Data section:
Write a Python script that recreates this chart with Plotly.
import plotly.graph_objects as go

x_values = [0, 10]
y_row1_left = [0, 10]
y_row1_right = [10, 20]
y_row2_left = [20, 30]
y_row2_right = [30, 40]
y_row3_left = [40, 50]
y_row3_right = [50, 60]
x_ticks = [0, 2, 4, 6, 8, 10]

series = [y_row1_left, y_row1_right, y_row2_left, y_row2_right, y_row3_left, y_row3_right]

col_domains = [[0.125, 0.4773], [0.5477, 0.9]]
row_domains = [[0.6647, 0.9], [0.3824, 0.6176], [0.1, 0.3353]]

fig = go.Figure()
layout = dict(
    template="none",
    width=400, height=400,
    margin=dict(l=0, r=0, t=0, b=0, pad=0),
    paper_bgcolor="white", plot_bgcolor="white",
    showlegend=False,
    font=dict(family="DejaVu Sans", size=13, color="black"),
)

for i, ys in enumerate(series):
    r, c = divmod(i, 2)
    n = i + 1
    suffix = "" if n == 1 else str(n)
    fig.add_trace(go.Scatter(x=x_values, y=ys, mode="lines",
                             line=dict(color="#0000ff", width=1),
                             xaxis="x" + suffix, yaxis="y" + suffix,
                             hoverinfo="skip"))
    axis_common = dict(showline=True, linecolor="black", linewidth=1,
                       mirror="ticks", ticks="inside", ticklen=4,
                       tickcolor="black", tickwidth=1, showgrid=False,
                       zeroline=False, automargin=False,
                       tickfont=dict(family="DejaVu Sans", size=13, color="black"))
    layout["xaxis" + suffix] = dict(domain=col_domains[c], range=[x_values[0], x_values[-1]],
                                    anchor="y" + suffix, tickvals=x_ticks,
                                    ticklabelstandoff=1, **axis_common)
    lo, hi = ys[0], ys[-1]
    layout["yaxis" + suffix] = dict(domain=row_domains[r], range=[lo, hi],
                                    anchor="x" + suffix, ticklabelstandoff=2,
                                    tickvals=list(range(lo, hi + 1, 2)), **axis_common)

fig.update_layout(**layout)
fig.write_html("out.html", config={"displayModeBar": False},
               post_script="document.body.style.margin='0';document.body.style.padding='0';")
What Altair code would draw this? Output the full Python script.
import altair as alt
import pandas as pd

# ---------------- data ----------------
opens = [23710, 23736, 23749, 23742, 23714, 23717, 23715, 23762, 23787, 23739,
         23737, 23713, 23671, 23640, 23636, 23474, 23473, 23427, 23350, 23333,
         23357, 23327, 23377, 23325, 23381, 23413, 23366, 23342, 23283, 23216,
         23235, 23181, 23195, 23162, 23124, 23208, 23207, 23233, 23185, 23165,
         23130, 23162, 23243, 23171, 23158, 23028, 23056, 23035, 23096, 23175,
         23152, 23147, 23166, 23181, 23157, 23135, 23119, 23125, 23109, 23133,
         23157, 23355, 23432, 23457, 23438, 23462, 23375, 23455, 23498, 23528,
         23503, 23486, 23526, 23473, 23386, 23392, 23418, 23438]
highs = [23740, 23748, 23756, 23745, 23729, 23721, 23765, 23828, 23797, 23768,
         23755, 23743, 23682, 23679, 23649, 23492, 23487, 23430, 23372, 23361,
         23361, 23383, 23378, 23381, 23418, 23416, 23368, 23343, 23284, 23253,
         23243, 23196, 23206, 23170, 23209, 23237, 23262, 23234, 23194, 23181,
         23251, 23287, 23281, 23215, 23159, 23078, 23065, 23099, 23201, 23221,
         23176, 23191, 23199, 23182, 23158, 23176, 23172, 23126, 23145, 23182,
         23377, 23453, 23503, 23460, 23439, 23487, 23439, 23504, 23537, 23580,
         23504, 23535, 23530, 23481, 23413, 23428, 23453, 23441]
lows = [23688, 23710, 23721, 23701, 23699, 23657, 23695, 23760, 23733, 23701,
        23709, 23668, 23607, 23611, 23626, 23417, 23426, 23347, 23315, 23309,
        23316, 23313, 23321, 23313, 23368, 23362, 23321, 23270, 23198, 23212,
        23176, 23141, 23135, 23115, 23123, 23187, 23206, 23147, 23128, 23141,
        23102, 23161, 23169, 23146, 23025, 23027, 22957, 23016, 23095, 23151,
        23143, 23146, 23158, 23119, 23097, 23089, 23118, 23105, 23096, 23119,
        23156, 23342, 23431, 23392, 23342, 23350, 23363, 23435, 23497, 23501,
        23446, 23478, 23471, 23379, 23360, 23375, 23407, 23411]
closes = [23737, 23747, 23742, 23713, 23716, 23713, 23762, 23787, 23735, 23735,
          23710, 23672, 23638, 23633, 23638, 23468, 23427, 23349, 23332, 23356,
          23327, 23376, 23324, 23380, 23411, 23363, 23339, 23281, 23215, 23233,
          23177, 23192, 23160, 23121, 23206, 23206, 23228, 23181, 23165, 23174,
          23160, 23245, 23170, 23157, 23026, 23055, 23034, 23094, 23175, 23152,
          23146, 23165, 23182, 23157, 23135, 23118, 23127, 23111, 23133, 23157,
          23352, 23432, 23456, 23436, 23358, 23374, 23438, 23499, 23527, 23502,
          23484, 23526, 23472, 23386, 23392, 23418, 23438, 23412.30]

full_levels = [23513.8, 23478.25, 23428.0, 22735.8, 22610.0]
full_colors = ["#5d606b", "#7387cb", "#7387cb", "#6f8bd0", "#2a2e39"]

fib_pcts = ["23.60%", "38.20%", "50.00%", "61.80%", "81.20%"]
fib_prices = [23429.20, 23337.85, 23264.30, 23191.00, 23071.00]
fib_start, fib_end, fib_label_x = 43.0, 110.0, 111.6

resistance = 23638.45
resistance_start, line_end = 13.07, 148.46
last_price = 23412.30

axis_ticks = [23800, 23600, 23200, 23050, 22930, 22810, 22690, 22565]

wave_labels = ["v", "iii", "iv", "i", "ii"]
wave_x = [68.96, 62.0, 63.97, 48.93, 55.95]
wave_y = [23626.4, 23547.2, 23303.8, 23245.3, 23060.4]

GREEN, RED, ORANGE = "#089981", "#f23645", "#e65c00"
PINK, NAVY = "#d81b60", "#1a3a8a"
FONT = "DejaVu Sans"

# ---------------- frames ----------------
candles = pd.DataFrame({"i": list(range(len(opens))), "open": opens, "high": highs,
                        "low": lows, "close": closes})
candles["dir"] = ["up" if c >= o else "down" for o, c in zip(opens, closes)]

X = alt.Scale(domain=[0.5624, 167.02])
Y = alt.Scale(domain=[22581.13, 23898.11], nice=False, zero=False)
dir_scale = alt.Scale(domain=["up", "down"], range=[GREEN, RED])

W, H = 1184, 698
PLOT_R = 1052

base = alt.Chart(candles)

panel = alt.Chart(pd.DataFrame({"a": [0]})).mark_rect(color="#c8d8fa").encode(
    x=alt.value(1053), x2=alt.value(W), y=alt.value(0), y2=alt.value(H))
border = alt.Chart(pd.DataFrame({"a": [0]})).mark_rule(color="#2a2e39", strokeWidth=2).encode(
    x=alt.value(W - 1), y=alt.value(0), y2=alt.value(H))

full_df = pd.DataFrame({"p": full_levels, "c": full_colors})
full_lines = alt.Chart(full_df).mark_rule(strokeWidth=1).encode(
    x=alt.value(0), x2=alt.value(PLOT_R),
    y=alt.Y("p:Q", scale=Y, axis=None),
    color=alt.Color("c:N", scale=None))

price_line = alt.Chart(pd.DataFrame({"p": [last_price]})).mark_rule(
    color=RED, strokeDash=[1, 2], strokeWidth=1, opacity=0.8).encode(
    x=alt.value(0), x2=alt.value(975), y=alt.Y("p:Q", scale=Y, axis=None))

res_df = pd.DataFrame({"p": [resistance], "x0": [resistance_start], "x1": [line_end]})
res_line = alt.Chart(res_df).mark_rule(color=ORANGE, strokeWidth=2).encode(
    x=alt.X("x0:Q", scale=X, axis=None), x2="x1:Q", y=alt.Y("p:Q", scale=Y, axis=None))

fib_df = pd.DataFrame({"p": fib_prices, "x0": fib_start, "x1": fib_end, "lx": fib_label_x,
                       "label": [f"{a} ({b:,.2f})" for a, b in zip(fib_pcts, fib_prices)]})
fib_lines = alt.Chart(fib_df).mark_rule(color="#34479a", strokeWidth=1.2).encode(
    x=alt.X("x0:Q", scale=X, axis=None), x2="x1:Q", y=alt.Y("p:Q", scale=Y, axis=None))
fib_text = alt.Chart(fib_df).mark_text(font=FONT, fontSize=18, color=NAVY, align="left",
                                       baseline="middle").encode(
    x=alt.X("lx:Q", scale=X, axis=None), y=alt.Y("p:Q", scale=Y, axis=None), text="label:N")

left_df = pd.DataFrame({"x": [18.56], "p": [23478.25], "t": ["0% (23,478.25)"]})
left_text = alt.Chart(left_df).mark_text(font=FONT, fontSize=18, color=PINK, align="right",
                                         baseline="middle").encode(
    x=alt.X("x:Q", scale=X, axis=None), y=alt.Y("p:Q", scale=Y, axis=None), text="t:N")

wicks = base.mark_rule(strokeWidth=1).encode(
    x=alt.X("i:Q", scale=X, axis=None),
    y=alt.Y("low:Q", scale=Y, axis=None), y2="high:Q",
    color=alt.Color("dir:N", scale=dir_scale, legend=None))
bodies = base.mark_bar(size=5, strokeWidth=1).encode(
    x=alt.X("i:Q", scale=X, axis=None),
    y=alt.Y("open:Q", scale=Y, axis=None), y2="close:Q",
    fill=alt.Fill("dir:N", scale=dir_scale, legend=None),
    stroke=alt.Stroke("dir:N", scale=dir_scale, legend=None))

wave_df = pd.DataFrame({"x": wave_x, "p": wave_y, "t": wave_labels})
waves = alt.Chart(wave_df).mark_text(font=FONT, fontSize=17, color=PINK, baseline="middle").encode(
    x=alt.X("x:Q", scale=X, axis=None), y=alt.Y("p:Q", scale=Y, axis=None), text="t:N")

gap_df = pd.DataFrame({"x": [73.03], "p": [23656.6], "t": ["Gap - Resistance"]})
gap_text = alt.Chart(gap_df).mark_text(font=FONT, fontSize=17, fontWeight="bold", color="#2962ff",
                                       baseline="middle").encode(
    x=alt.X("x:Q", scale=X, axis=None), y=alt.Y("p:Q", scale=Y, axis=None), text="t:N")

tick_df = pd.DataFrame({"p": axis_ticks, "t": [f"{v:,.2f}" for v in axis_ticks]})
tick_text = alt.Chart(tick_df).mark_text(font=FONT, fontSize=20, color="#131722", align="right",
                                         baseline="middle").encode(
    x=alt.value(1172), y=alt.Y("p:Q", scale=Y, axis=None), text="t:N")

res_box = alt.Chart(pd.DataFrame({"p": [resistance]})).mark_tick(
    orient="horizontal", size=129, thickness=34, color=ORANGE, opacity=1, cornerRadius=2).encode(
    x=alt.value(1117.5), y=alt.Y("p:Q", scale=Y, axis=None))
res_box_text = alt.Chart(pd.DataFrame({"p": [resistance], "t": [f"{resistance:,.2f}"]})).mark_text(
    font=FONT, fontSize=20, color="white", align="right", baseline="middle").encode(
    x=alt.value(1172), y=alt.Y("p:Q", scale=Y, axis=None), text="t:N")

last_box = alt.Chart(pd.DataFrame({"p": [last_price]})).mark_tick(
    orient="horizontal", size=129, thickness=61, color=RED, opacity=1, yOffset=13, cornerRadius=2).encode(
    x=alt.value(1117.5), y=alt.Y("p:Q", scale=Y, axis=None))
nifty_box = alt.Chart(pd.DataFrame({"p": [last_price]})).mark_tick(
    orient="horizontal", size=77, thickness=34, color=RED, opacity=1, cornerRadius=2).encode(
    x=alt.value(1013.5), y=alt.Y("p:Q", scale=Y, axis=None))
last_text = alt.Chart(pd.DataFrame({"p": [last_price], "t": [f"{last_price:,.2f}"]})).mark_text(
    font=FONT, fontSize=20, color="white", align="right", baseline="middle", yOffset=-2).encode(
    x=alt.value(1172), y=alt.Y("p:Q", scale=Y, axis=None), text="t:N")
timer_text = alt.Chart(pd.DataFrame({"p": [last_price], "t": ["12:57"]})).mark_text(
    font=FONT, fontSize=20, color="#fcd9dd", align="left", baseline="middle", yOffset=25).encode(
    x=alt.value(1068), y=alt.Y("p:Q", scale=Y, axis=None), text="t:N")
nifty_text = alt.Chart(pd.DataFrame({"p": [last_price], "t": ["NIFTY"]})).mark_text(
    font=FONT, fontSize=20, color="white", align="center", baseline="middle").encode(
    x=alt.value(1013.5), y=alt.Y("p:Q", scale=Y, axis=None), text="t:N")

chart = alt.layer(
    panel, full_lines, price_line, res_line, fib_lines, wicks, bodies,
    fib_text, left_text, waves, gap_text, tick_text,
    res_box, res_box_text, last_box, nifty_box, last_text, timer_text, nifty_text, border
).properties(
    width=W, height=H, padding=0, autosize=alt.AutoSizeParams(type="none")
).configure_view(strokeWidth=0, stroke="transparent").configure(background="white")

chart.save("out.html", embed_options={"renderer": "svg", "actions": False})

Do this: Print, please, the lines from the first line of the material through the line that contains "x_ticks = [0, 2, 4, 6, 8, 10]", exactly as written and with nothing added.

Correct answer:
Write a Python script that recreates this chart with Plotly.
import plotly.graph_objects as go

x_values = [0, 10]
y_row1_left = [0, 10]
y_row1_right = [10, 20]
y_row2_left = [20, 30]
y_row2_right = [30, 40]
y_row3_left = [40, 50]
y_row3_right = [50, 60]
x_ticks = [0, 2, 4, 6, 8, 10]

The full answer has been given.